Sampling will be a key focus going forward, as Taylor and his team plan to nearly double the number of free trial products its sends out this year -- up to 30 million units. P&G also has plenty of promising innovations it can trumpet in its ramped-up advertising output, including an athletic-wear targeted Tide brand, new Tide Pods formulas, and Tide Pure Clean, which is focused on the small but growing niche of consumers demanding environment friendliness and sustainability in their detergents.

Gillette

P&G has had mixed results with its Gillette razor franchise. On the premium side of the business, particularly in the U.S., it has expanded market share with a new innovative Fusion lineup that was backed by huge marketing support. Thanks to successes like that, this division is easily P&G's most profitable, responsible for 15% of earnings even though it only accounts for only 11% of net sales.

Image source: Getty Images.

The company hasn't executed as well at the value end of the market. It has lost share to private label brands, and to the subscription approach taken by Dollar Shave Club. Now that global rival Unilever (UL 0.34%) owns that brand, P&G can only expect the competition to get more intense from here.

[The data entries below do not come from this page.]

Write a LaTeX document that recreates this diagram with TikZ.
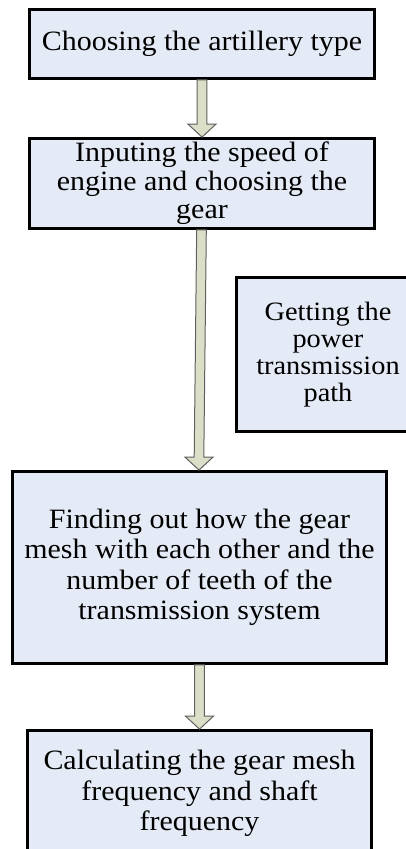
\documentclass[tikz,border=0pt]{standalone}
\usepackage{fontspec}
\setmainfont{Liberation Serif}[FakeStretch=1.07]
\usetikzlibrary{calc}
\definecolor{boxfill}{HTML}{E5EBF6}
\definecolor{arrfill}{HTML}{DCDFC8}
\definecolor{arrline}{HTML}{606060}
\newcommand{\blockarrow}[2]{%
  \path[blockarr] let \p1=(#1), \p2=(#2) in
    (\x1-4.8pt,\y1) -- (\x2-4.8pt,\y2+13pt) -- (\x2-14pt,\y2+13pt) -- (\x2,\y2)
    -- (\x2+14pt,\y2+13pt) -- (\x2+4.8pt,\y2+13pt) -- (\x1+4.8pt,\y1) -- cycle;}
\tikzset{
  flowbox/.style={draw=black, line width=2.8pt, fill=boxfill, rectangle,
    inner sep=0pt, align=center, text=black},
  bigtext/.style={font=\fontsize{28}{30.5}\selectfont},
  tighttext/.style={font=\fontsize{28}{28.5}\selectfont},
  midtext/.style={font=\fontsize{26.5}{27}\selectfont},
  blockarr/.style={draw=arrline, line width=1pt, fill=arrfill, line join=miter}
}
\begin{document}
\begin{tikzpicture}[x=1pt, y=-1pt]
\useasboundingbox (0,0) rectangle (406,849);
\clip (0,0) rectangle (406,849);
\fill[white] (0,0) rectangle (406,849);

\node[flowbox, bigtext, minimum width=345pt, minimum height=69pt] (b1) at (202,44)
  {Choosing the artillery type};
\node[flowbox, tighttext, minimum width=345pt, minimum height=90pt] (b2) at (202,183.5)
  {Inputing the speed of\\engine and choosing the\\gear};
\node[flowbox, midtext, minimum width=183.5pt, minimum height=154pt] (b3) at (328,354.5)
  {Getting the\\power\\transmission\\path};
\node[flowbox, bigtext, minimum width=374pt, minimum height=192pt] (b4) at (199.5,567.5)
  {Finding out how the gear\\mesh with each other and the\\number of teeth of the\\transmission system};
\node[flowbox, bigtext, minimum width=344pt, minimum height=126.5pt] (b5) at (199.5,793.75)
  {Calculating the gear mesh\\frequency and shaft\\frequency};

\blockarrow{b1.south}{b2.north}
\blockarrow{$(b2.south)+(-0.5,0)$}{$(b4.north)+(-0.5,0)$}
\blockarrow{b4.south}{b5.north}
\end{tikzpicture}
\end{document}
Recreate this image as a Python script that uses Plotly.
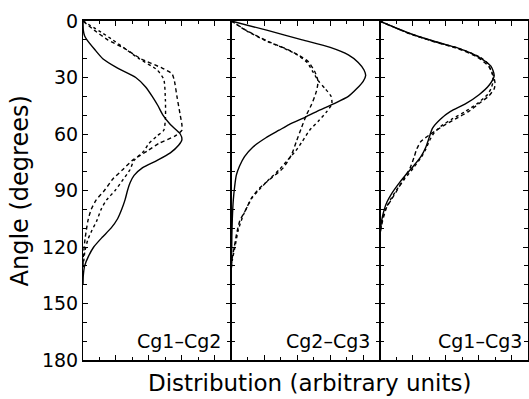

The good news for investors is that management appears to understand the scope of the challenge. "We need to do more work on the lower end of the portfolio," Chief Financial Officer Jon Moeller said recently, "and to to be more present in the direct-to-consumption e-commerce channels."

Overall, P&G has forecast a small but important growth uptick for fiscal 2017 that should see organic sales rise 2% after ticking up by just 1% last year. Investors can expect increasing cash returns and higher profitability regardless of whether that rebound continues. However, for P&G to get back on track for sustainable earnings gains, it will need to start posting market share growth in its biggest brands.